Conflict is inevitable, but handled correctly it can be a positive thing that brings out new ideas and strengthens relationships.
Conflict is inevitable in professional settings where different perspectives, competing priorities and limited resources create natural friction points. The difference between well-functioning and struggling organizations often lies not in their ability to avoid conflict, but in their capacity to de-escalate tensions and transform disagreements into opportunities for stronger relationships and better solutions.
While different types of conflict may require tailored approaches, there are basic strategies that prove effective in most situations. The key is to understand that conflict resolution is not about winning or losing-it is about creating the conditions for productive dialog.
When tensions rise, our natural instinct is often to assert dominance through strong language. Phrases like "Accept this or else...," "Take it or leave it," or "I will never..." may feel satisfying in the moment, but they are words that make solutions exponentially more difficult.
Ultimatums trigger your counterpart's fight-or-flight response and push them towards a position where collaborative thinking becomes almost impossible. They also initiate dangerous escalation spirals where each party tries to outdo the other's threat. Most critically, they push you into a corner where maintaining credibility becomes more important than finding solutions.
Instead of power language, focus on language that opens up opportunities. Replace "You must..." with "What if we..." Replace "It's impossible" with "Help me understand how we could..." This shift from commanding to exploring creates psychological safety where creative solutions can emerge.
When conflicts arise, it is remarkably easy to see the other person as the sole source of all problems, completely overlooking both the actual issues and our own contribution to the situation. Your counterpart is not necessarily wrong when they have a different perspective on what constitutes justice, for example-they are working from a different framework of values shaped by their experiences and context.
Reframe the conflict as a shared challenge rather than a personal struggle. When you consistently communicate that you are interested in finding solutions that work for everyone, you invite cooperation rather than competition. Use inclusive language: "We are facing a challenging situation" instead of "You are creating problems."
This principle applies to all negotiations but becomes even more critical during conflicts because emotions tend to make people more rigid in their stated positions. When someone demands a specific outcome, they are usually expressing a superficial position that hides deeper underlying interests.
A position is what someone says they want. An interest is why they want it. Understanding these interests opens up several potential solutions beyond the single position they initially expressed.

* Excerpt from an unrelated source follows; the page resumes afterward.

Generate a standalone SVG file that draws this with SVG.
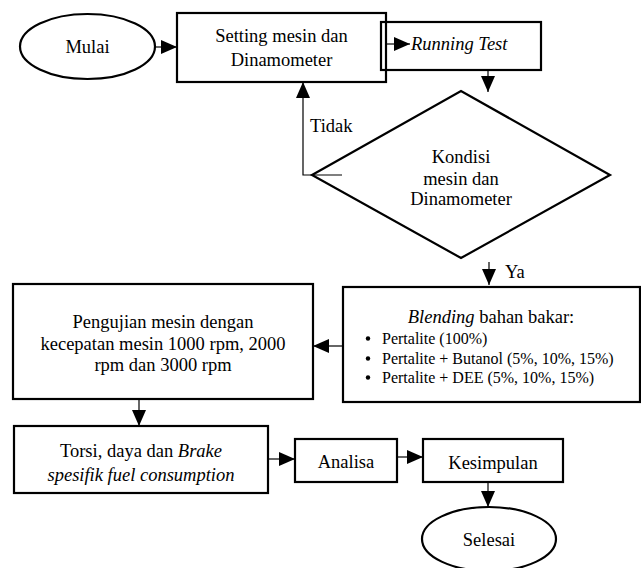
<svg xmlns="http://www.w3.org/2000/svg" width="641" height="568" viewBox="0 0 641 568">
<defs>
<marker id="ah" viewBox="0 0 16 14" refX="16" refY="7" markerWidth="16" markerHeight="14" markerUnits="userSpaceOnUse" orient="auto">
<path d="M0,0 L16,7 L0,14 Z" fill="#000"/>
</marker>
<style>
.box{fill:none;stroke:#000;stroke-width:2.2}
.con{fill:none;stroke:#000;stroke-width:1.2;marker-end:url(#ah)}
text{font-family:"Liberation Serif","Times New Roman",serif;font-size:18.5px;fill:#000}
.c{text-anchor:middle}
.i{font-style:italic}
.sm{font-size:16px}
</style>
</defs>
<rect width="641" height="568" fill="#fff"/>
<g id="connectors">
<line class="con" x1="155" y1="47" x2="177" y2="47"/>
<line class="con" x1="387" y1="44" x2="410" y2="44"/>
<line class="con" x1="488" y1="70" x2="488" y2="92"/>
<path class="con" d="M342,175 H303 V82"/>
<line class="con" x1="489" y1="262" x2="489" y2="285"/>
<line class="con" x1="343" y1="346" x2="313" y2="346"/>
<line class="con" x1="139" y1="399" x2="139" y2="426"/>
<line class="con" x1="268" y1="459" x2="295" y2="459"/>
<line class="con" x1="397" y1="457" x2="423" y2="457"/>
<line class="con" x1="488" y1="482" x2="488" y2="507"/>
</g>
<g id="mulai">
<ellipse class="box" cx="87.5" cy="46.5" rx="67.5" ry="32.5"/>
<text class="c" x="87.5" y="52.5">Mulai</text>
</g>
<g id="setting">
<rect class="box" x="177" y="13" width="209" height="69"/>
<text class="c" x="281.5" y="42">Setting mesin dan</text>
<text class="c" x="281.5" y="66">Dinamometer</text>
</g>
<g id="running">
<rect class="box" x="381" y="22" width="160" height="48"/>
<text class="i" x="411" y="50">Running Test</text>
</g>
<g id="kondisi">
<polygon class="box" points="312,175 461,91 610,175 461,258"/>
<text class="c" x="461" y="163">Kondisi</text>
<text class="c" x="461" y="185">mesin dan</text>
<text class="c" x="461" y="205">Dinamometer</text>
</g>
<g id="labels">
<text x="310" y="132">Tidak</text>
<text x="505" y="278">Ya</text>
</g>
<g id="blending">
<rect class="box" x="343" y="287" width="297" height="115"/>
<text class="c" x="491" y="323"><tspan class="i">Blending</tspan> bahan bakar:</text>
<circle cx="368" cy="338.5" r="2.2"/>
<circle cx="368" cy="358.5" r="2.2"/>
<circle cx="368" cy="377.5" r="2.2"/>
<text class="sm" x="382" y="344">Pertalite (100%)</text>
<text class="sm" x="382" y="364">Pertalite + Butanol (5%, 10%, 15%)</text>
<text class="sm" x="382" y="383">Pertalite + DEE (5%, 10%, 15%)</text>
</g>
<g id="pengujian">
<rect class="box" x="13" y="284" width="300" height="115"/>
<text class="c" x="163" y="328">Pengujian mesin dengan</text>
<text class="c" x="163" y="350">kecepatan mesin 1000 rpm, 2000</text>
<text class="c" x="163" y="371">rpm dan 3000 rpm</text>
</g>
<g id="torsi">
<rect class="box" x="14" y="426" width="254" height="67"/>
<text class="c" x="141" y="457">Torsi, daya dan <tspan class="i">Brake</tspan></text>
<text class="c i" x="141" y="481">spesifik fuel consumption</text>
</g>
<g id="analisa">
<rect class="box" x="295" y="439" width="102" height="43"/>
<text class="c" x="346" y="468">Analisa</text>
</g>
<g id="kesimpulan">
<rect class="box" x="423" y="439" width="140" height="43"/>
<text class="c" x="493" y="469">Kesimpulan</text>
</g>
<g id="selesai">
<ellipse class="box" cx="489" cy="539" rx="67" ry="32"/>
<text class="c" x="489" y="546">Selesai</text>
</g>
</svg>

Ask open-ended questions that encourage explanation: "Help me understand what drives this priority for you" or "What would need to be in place for you to feel comfortable with alternative approaches?" These questions show genuine curiosity while gathering information you need to develop creative solutions.

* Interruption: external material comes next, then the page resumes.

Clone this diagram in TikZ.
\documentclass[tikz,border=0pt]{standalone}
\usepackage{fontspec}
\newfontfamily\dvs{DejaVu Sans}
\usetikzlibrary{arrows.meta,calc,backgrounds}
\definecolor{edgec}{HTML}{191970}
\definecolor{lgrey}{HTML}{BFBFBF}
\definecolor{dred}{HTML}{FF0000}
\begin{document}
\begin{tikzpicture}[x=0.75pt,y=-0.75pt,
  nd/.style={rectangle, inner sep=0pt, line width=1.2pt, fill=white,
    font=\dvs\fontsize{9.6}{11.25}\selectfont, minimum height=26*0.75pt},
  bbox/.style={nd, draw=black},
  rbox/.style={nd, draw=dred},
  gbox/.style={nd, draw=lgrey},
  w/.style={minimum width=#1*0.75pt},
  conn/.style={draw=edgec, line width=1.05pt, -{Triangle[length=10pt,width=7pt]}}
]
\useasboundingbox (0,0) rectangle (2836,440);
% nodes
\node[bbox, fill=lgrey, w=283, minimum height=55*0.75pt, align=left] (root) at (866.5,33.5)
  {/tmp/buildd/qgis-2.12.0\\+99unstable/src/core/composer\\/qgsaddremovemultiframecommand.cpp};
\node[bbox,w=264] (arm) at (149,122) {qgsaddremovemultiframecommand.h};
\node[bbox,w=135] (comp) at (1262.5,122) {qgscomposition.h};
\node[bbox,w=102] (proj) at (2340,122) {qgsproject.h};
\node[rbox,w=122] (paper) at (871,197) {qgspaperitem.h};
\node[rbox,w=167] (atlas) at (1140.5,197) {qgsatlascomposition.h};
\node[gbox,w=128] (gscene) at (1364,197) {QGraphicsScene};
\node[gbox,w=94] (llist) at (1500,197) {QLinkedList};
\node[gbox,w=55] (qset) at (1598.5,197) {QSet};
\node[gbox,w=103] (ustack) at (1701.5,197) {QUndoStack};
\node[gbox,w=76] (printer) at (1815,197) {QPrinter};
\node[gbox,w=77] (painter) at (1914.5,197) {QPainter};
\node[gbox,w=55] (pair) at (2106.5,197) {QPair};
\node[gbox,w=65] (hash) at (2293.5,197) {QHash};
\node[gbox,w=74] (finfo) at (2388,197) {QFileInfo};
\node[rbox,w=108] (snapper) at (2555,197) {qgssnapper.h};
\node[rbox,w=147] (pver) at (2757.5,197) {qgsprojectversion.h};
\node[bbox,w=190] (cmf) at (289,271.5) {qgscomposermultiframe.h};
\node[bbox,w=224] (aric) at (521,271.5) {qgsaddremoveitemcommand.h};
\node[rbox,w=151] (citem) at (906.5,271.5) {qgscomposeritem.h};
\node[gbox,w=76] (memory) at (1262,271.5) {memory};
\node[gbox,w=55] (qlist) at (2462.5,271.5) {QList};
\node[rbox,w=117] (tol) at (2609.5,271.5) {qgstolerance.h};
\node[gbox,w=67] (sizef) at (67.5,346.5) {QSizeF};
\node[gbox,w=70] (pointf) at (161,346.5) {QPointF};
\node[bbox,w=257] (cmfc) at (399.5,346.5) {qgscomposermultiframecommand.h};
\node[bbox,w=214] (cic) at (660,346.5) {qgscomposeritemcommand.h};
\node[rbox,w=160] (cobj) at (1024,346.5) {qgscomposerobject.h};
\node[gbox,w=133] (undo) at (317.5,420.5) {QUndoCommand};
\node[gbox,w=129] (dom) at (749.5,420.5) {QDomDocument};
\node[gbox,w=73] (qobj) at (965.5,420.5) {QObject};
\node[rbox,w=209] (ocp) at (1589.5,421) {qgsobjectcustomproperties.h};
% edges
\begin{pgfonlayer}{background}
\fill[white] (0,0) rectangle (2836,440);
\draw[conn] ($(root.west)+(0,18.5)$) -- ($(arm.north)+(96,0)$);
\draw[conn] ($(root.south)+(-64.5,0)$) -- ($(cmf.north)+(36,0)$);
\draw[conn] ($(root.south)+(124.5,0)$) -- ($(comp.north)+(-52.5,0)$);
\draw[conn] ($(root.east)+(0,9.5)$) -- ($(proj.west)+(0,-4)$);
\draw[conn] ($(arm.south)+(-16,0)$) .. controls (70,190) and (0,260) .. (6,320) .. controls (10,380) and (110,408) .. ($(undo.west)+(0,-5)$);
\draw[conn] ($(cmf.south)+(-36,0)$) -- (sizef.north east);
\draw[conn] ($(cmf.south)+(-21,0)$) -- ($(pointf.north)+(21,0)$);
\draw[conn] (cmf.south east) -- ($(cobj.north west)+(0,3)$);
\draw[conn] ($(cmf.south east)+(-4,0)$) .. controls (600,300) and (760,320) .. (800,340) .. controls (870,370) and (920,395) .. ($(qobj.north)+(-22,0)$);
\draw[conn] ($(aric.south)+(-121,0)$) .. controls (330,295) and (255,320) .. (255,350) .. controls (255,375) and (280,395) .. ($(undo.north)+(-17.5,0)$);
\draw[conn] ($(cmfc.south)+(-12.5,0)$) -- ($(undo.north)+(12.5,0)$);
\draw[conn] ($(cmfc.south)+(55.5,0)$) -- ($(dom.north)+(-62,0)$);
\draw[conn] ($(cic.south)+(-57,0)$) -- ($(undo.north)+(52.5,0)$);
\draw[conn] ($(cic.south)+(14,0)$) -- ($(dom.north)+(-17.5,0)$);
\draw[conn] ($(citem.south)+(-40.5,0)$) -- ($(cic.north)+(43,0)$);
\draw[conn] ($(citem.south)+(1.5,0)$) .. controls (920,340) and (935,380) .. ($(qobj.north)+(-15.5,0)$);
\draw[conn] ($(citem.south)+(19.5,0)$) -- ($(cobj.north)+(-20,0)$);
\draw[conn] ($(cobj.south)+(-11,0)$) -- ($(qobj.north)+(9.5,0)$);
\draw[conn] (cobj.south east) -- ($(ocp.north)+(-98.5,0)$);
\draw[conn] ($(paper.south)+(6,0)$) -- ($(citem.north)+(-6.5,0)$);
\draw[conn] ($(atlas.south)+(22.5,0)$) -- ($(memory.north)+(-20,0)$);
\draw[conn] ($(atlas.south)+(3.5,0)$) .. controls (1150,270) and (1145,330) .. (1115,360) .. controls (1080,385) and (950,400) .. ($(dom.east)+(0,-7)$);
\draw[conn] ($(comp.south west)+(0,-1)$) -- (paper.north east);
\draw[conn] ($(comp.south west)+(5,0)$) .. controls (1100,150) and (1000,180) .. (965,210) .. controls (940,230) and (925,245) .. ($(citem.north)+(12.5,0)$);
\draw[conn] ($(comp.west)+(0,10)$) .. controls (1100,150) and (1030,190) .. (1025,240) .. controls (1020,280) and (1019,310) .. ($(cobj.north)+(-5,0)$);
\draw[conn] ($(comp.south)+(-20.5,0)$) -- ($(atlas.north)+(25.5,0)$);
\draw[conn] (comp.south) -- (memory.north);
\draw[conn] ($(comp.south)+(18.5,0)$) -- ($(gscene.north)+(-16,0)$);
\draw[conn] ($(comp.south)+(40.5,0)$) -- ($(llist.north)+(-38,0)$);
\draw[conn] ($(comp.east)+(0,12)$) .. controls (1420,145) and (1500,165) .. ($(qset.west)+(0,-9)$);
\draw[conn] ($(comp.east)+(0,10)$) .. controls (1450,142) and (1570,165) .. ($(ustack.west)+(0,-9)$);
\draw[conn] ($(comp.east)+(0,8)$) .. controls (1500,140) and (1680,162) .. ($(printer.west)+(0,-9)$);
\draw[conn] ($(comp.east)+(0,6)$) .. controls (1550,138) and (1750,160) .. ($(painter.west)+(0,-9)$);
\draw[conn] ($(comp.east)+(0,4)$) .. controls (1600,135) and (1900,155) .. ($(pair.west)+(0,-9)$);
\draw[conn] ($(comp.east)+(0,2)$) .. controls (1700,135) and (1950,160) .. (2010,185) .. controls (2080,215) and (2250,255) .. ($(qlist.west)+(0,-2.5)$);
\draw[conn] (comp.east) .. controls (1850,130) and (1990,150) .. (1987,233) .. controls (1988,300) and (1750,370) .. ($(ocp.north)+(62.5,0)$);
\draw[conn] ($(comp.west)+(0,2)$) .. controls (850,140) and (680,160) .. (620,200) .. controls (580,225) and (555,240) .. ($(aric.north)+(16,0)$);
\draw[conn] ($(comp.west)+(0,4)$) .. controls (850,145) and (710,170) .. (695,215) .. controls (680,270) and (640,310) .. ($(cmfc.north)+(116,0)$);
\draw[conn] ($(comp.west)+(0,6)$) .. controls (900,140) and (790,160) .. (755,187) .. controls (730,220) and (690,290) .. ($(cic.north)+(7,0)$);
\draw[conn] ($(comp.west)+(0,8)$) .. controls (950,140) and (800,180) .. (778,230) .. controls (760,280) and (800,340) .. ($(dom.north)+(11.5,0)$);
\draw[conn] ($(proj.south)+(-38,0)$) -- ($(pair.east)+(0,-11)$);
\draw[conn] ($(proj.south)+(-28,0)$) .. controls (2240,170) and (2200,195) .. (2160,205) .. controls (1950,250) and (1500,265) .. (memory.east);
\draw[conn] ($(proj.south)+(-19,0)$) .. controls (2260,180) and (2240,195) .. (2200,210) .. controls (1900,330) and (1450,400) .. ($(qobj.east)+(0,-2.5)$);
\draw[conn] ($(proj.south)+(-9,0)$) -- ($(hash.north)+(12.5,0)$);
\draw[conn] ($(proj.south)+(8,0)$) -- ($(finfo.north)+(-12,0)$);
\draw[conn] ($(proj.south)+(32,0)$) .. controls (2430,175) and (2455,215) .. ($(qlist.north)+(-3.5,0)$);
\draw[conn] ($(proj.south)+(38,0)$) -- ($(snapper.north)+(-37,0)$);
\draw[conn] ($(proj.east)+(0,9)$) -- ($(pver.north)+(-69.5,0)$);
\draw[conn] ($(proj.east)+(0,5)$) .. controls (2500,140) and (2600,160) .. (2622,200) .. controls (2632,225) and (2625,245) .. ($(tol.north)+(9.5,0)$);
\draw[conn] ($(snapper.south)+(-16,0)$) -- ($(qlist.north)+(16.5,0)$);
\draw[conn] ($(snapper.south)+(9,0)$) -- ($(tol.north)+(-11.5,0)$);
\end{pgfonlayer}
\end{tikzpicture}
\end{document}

Empathy in conflict situations is not about agreeing with everything your counterpart says-it's about showing that you understand their perspective and recognize the validity of their experience of a situation. This strategic use of empathy can be one of your most powerful tools in a conflict.
When people feel genuinely understood, their barriers are naturally lowered. The simple act of acknowledging someone's perspective often reduces their need to argue aggressively for it, creating space for more productive dialogue about solutions.
Phrases like "If I were in your position, I can see how I might feel similarly" or "I understand why this situation would be frustrating for you" acknowledge their experience without necessarily agreeing with their proposed solution. This validation often does more to move the conversation forward than any logical argument.
During conflicts, cognitive bias leads us to focus exclusively on negative things while becoming blind to anything positive in our counterpart. This creates a downward spiral where both parties become increasingly antagonistic.
Consciously identifying and verbalizing positive elements often encourages mutually positive behavior. Even small acknowledgments can change the emotional tone of the whole interaction.
Be specific and genuine: Instead of generic statements like "That's great," try "I appreciate how thoroughly you've thought through the implementation challenges" or "Your concern for the team's workload shows real leadership." Specific recognition feels authentic and has more impact.
Values are deeply held beliefs that are extremely resistant to change. Trying to convince someone that their values are wrong is usually futile and often exacerbates the conflict. Consider how difficult it would be to reach agreement if the conflict revolves around different definitions of "justice."
Instead of debating values directly, focus on the practical outcomes both parties want to achieve. Instead of arguing about what is "fair," discuss what specific outcomes would make both parties feel that the situation has been handled appropriately. This shifts the conversation from philosophical debate to practical problem-solving.
Even when values differ, there are often common goals that can serve as a basis for agreement. Building on these common goals allows you to work around value differences rather than trying to resolve them.
These strategies work best when implemented consistently, not just during moments of crisis. Sometimes emotions are too high for immediate de-escalation - realizing when to take a short break for everyone to reset can be as important as the specific techniques you use.
The aim is never to eliminate conflict completely - differences of opinion and perspectives are often sources of creativity and better solutions. Instead, the goal is to ensure that conflict becomes a path to better outcomes rather than a destructive force that damages relationships and hinders progress.
By mastering these six strategies, you transform potentially harmful conflicts into opportunities for deeper understanding, creative problem-solving and stronger relationships. The investment in these skills pays dividends not only in immediate conflict resolution, but in building an environment where open dialog and collaborative problem solving become the norm.